Philippines seeks cancellation of top broadcaster’s franchise

MANILA (Reuters) – The Philippine government on Monday asked the Supreme Court to cancel the franchises of the country’s biggest media conglomerate, ABS-CBN Corp, on the grounds of “highly abusive practices”.

The media group broadcasts programming that attracts audiences of tens of millions of people, but it is disliked by President Rodrigo Duterte, who says it treated him unfairly when he campaigned to become president.

ABC-CBN’s franchises are due to expire on March 30, but Congress has yet to start deliberation on several bills seeking the renewal of the company’s 25-year licenses.

The request was the second of its kind against a media organization lodged by Solicitor-General Jose Calida, an ally of Duterte, who has been condemned by press freedom groups for making threats against the media.

“We want to put an end to what we discovered to be highly abusive practices of ABS-CBN benefiting a greedy few at the expense of millions of its loyal subscribers”, Calida said in a statement.

Calida said ABS-CBN had also violated foreign ownership rules as it has allowed foreign investors to invest in its Philippine Depositary Receipts.

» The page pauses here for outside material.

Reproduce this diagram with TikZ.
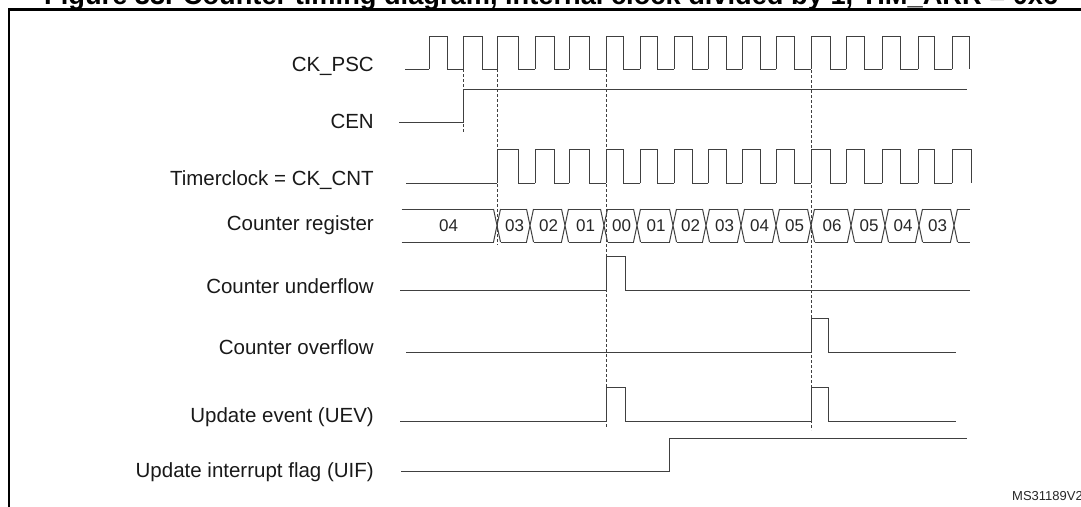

ABS-CBN operated a pay-per-view channel without regulatory approval and was charging fees that were not supposed to be levied, he said.

Calida cited the same reason in 2018 in revoking the license of Rappler, a news website known for its tough scrutiny of the Duterte administration.

ABS-CBN reported the filing of the petition and said it would issue a statement later in the day. Shares of ABS-CBN Corp fell close to 3% in the first in the first 80 minutes of trading.

The National Union of Journalists in the Philippines said the solicitor general’s petition was a “direct attack on the freedom of the press and freedom of expression”.

Congressman Rufus Rodriguez said the case “violates the separation of powers” because Congress is a co-equal branch of the government.

The government had no immediate response to allegations it was seeking to intimidate the media. The administration has said it encourages a free and vibrant press and those it has taken legal action against had broken the law.